►
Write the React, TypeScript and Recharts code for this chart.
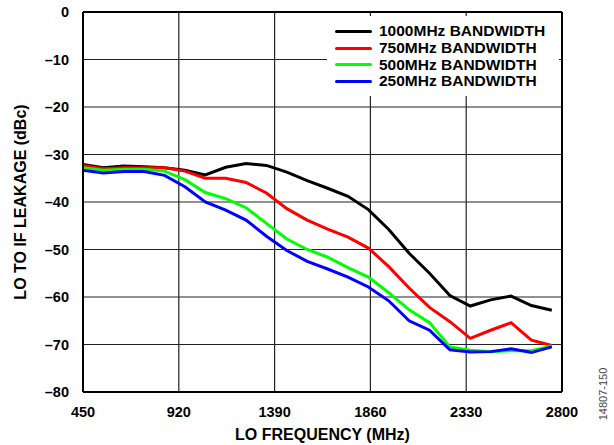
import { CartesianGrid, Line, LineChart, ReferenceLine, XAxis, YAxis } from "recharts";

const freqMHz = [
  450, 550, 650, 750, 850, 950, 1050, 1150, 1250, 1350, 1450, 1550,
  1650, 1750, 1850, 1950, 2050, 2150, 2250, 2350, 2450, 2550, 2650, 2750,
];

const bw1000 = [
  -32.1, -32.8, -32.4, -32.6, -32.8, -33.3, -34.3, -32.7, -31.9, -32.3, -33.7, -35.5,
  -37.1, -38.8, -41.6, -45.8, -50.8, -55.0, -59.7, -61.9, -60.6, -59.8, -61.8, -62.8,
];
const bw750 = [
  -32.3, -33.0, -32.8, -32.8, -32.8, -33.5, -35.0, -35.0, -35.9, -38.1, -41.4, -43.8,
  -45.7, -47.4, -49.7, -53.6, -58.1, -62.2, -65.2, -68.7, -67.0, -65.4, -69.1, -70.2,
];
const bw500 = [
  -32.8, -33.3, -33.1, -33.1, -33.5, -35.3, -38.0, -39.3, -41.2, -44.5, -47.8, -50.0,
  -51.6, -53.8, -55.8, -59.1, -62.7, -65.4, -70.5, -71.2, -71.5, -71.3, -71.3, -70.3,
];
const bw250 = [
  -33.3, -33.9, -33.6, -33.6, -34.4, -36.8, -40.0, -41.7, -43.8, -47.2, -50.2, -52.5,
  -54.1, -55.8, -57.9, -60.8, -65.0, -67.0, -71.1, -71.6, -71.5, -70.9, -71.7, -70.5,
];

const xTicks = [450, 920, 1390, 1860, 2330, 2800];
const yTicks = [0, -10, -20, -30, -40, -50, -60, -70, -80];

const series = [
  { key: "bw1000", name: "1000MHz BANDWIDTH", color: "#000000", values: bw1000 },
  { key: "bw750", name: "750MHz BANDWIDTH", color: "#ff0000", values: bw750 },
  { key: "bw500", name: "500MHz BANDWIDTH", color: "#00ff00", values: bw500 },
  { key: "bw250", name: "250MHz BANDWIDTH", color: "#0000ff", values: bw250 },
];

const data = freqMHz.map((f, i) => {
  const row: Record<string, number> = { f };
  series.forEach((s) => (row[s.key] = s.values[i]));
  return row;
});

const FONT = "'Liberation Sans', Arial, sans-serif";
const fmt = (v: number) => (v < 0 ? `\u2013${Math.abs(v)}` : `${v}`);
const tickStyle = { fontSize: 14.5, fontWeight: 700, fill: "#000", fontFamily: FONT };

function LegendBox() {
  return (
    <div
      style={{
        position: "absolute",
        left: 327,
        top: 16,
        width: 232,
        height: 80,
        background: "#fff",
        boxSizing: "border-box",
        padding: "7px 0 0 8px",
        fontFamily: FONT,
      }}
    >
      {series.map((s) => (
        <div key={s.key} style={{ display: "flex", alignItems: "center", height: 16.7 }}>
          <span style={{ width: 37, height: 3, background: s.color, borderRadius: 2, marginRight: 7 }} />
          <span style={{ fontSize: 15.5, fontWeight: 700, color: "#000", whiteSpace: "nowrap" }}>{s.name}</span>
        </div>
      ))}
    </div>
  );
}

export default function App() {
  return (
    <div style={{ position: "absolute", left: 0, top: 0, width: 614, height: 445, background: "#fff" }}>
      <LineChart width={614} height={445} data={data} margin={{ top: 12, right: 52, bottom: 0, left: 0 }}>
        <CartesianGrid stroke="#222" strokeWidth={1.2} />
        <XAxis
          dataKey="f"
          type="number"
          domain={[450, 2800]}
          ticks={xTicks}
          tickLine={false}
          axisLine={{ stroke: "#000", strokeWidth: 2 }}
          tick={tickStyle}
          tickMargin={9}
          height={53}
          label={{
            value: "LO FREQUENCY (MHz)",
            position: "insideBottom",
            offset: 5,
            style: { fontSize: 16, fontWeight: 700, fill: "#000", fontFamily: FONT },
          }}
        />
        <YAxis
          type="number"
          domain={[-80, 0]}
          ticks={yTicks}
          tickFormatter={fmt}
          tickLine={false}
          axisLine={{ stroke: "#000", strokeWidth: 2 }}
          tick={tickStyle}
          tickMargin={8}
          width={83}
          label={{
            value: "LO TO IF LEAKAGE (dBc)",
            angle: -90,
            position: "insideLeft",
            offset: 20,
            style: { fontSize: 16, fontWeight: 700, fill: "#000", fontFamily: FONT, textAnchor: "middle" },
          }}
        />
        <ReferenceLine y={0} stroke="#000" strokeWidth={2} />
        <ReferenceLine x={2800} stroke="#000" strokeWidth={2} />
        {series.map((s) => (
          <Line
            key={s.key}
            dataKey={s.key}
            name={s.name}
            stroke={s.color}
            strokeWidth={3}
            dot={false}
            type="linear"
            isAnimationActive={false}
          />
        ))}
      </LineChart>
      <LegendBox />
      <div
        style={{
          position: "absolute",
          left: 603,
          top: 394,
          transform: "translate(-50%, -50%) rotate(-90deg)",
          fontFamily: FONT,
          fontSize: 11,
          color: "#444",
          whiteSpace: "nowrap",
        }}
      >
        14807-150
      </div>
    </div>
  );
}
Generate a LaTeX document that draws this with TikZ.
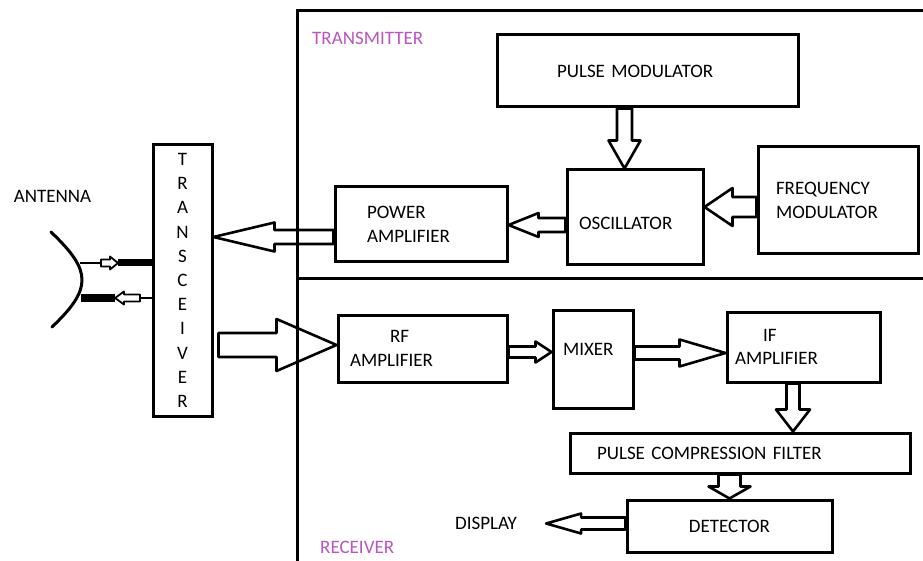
◄
- _Required work_
Begin at the first line of the entries above and return each line exactly, stopping after the line that contains "ReferenceLine, XAxis, YAxis". Pictures do not belong in the copy.

- _Solved exercise_
Write the React, TypeScript and Recharts code for this chart.
import { CartesianGrid, Line, LineChart, ReferenceLine, XAxis, YAxis } from "recharts";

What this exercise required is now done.